--- BEGIN ---

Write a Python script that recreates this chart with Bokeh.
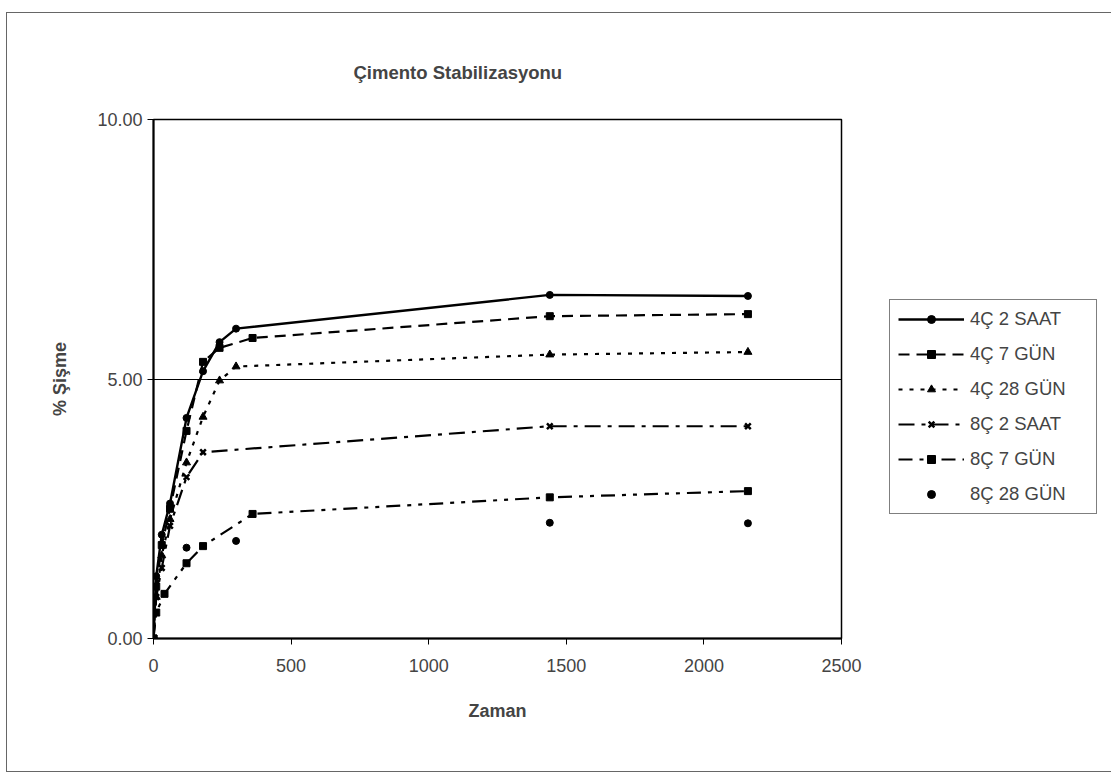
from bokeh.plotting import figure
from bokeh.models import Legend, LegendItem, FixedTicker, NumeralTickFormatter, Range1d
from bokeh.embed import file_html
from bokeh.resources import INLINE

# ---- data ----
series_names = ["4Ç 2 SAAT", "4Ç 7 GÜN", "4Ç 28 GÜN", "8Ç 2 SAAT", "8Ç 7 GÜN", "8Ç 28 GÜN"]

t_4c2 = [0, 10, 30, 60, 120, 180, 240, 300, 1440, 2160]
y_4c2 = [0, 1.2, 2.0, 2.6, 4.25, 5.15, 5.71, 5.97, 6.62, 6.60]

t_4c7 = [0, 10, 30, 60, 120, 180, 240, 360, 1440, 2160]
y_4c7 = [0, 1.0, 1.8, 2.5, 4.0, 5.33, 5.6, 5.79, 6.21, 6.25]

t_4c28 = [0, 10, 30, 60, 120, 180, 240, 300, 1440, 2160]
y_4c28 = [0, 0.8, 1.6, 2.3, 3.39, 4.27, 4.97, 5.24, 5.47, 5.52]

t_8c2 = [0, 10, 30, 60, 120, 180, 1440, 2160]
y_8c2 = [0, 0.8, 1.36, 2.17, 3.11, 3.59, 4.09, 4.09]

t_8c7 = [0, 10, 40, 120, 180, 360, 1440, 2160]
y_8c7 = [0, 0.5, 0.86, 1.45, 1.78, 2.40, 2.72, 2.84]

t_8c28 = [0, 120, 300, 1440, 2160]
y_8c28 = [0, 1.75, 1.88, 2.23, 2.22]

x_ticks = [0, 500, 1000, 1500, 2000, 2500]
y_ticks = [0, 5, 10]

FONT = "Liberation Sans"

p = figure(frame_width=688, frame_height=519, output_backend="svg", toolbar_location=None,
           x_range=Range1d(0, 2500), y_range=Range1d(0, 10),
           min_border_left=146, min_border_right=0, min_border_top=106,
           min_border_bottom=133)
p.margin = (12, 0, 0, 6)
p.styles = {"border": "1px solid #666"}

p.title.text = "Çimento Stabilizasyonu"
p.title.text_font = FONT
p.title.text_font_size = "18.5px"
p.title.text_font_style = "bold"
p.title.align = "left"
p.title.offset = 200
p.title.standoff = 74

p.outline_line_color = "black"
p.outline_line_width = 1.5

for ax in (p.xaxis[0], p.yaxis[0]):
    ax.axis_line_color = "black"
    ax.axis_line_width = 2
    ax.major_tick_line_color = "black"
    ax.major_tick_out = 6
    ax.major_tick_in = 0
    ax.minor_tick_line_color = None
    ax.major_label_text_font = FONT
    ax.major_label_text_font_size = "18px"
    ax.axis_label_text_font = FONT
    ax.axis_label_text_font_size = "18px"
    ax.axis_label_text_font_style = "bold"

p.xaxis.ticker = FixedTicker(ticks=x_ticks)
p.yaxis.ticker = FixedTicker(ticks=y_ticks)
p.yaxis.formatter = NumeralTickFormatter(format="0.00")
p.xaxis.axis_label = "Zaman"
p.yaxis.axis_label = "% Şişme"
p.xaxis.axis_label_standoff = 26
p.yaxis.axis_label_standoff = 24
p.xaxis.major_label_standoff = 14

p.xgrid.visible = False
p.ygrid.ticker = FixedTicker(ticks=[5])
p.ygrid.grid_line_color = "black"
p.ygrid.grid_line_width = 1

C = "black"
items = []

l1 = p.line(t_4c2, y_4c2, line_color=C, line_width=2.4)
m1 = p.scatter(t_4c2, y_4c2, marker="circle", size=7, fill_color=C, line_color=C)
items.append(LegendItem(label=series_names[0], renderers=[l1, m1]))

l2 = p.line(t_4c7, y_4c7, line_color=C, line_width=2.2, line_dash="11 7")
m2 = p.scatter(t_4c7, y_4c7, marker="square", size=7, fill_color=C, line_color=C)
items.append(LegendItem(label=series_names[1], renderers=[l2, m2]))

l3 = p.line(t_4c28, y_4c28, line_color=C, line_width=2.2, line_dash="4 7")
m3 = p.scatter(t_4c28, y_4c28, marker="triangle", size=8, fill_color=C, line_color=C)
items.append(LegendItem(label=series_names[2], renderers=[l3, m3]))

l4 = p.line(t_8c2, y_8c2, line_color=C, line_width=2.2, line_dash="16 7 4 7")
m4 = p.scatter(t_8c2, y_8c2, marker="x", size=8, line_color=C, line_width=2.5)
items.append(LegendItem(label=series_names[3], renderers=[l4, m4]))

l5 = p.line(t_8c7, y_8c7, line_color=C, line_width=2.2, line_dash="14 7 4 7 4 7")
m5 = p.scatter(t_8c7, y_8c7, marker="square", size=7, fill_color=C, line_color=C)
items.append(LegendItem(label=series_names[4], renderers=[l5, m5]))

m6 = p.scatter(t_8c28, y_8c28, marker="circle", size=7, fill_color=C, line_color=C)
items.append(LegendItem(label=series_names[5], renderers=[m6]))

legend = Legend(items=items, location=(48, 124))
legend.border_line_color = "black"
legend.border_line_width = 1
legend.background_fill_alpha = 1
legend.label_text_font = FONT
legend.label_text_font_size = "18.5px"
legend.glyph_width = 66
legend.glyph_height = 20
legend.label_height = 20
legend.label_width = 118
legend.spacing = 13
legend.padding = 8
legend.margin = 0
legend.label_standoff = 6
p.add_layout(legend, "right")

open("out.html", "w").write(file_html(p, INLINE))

--- END ---

§ To do: Repeat the data exactly in full, omitting its pictures.

§ Result:
Write a Python script that recreates this chart with Bokeh.
from bokeh.plotting import figure
from bokeh.models import Legend, LegendItem, FixedTicker, NumeralTickFormatter, Range1d
from bokeh.embed import file_html
from bokeh.resources import INLINE

# ---- data ----
series_names = ["4Ç 2 SAAT", "4Ç 7 GÜN", "4Ç 28 GÜN", "8Ç 2 SAAT", "8Ç 7 GÜN", "8Ç 28 GÜN"]

t_4c2 = [0, 10, 30, 60, 120, 180, 240, 300, 1440, 2160]
y_4c2 = [0, 1.2, 2.0, 2.6, 4.25, 5.15, 5.71, 5.97, 6.62, 6.60]

t_4c7 = [0, 10, 30, 60, 120, 180, 240, 360, 1440, 2160]
y_4c7 = [0, 1.0, 1.8, 2.5, 4.0, 5.33, 5.6, 5.79, 6.21, 6.25]

t_4c28 = [0, 10, 30, 60, 120, 180, 240, 300, 1440, 2160]
y_4c28 = [0, 0.8, 1.6, 2.3, 3.39, 4.27, 4.97, 5.24, 5.47, 5.52]

t_8c2 = [0, 10, 30, 60, 120, 180, 1440, 2160]
y_8c2 = [0, 0.8, 1.36, 2.17, 3.11, 3.59, 4.09, 4.09]

t_8c7 = [0, 10, 40, 120, 180, 360, 1440, 2160]
y_8c7 = [0, 0.5, 0.86, 1.45, 1.78, 2.40, 2.72, 2.84]

t_8c28 = [0, 120, 300, 1440, 2160]
y_8c28 = [0, 1.75, 1.88, 2.23, 2.22]

x_ticks = [0, 500, 1000, 1500, 2000, 2500]
y_ticks = [0, 5, 10]

FONT = "Liberation Sans"

p = figure(frame_width=688, frame_height=519, output_backend="svg", toolbar_location=None,
           x_range=Range1d(0, 2500), y_range=Range1d(0, 10),
           min_border_left=146, min_border_right=0, min_border_top=106,
           min_border_bottom=133)
p.margin = (12, 0, 0, 6)
p.styles = {"border": "1px solid #666"}

p.title.text = "Çimento Stabilizasyonu"
p.title.text_font = FONT
p.title.text_font_size = "18.5px"
p.title.text_font_style = "bold"
p.title.align = "left"
p.title.offset = 200
p.title.standoff = 74

p.outline_line_color = "black"
p.outline_line_width = 1.5

for ax in (p.xaxis[0], p.yaxis[0]):
    ax.axis_line_color = "black"
    ax.axis_line_width = 2
    ax.major_tick_line_color = "black"
    ax.major_tick_out = 6
    ax.major_tick_in = 0
    ax.minor_tick_line_color = None
    ax.major_label_text_font = FONT
    ax.major_label_text_font_size = "18px"
    ax.axis_label_text_font = FONT
    ax.axis_label_text_font_size = "18px"
    ax.axis_label_text_font_style = "bold"

p.xaxis.ticker = FixedTicker(ticks=x_ticks)
p.yaxis.ticker = FixedTicker(ticks=y_ticks)
p.yaxis.formatter = NumeralTickFormatter(format="0.00")
p.xaxis.axis_label = "Zaman"
p.yaxis.axis_label = "% Şişme"
p.xaxis.axis_label_standoff = 26
p.yaxis.axis_label_standoff = 24
p.xaxis.major_label_standoff = 14

p.xgrid.visible = False
p.ygrid.ticker = FixedTicker(ticks=[5])
p.ygrid.grid_line_color = "black"
p.ygrid.grid_line_width = 1

C = "black"
items = []

l1 = p.line(t_4c2, y_4c2, line_color=C, line_width=2.4)
m1 = p.scatter(t_4c2, y_4c2, marker="circle", size=7, fill_color=C, line_color=C)
items.append(LegendItem(label=series_names[0], renderers=[l1, m1]))

l2 = p.line(t_4c7, y_4c7, line_color=C, line_width=2.2, line_dash="11 7")
m2 = p.scatter(t_4c7, y_4c7, marker="square", size=7, fill_color=C, line_color=C)
items.append(LegendItem(label=series_names[1], renderers=[l2, m2]))

l3 = p.line(t_4c28, y_4c28, line_color=C, line_width=2.2, line_dash="4 7")
m3 = p.scatter(t_4c28, y_4c28, marker="triangle", size=8, fill_color=C, line_color=C)
items.append(LegendItem(label=series_names[2], renderers=[l3, m3]))

l4 = p.line(t_8c2, y_8c2, line_color=C, line_width=2.2, line_dash="16 7 4 7")
m4 = p.scatter(t_8c2, y_8c2, marker="x", size=8, line_color=C, line_width=2.5)
items.append(LegendItem(label=series_names[3], renderers=[l4, m4]))

l5 = p.line(t_8c7, y_8c7, line_color=C, line_width=2.2, line_dash="14 7 4 7 4 7")
m5 = p.scatter(t_8c7, y_8c7, marker="square", size=7, fill_color=C, line_color=C)
items.append(LegendItem(label=series_names[4], renderers=[l5, m5]))

m6 = p.scatter(t_8c28, y_8c28, marker="circle", size=7, fill_color=C, line_color=C)
items.append(LegendItem(label=series_names[5], renderers=[m6]))

legend = Legend(items=items, location=(48, 124))
legend.border_line_color = "black"
legend.border_line_width = 1
legend.background_fill_alpha = 1
legend.label_text_font = FONT
legend.label_text_font_size = "18.5px"
legend.glyph_width = 66
legend.glyph_height = 20
legend.label_height = 20
legend.label_width = 118
legend.spacing = 13
legend.padding = 8
legend.margin = 0
legend.label_standoff = 6
p.add_layout(legend, "right")

open("out.html", "w").write(file_html(p, INLINE))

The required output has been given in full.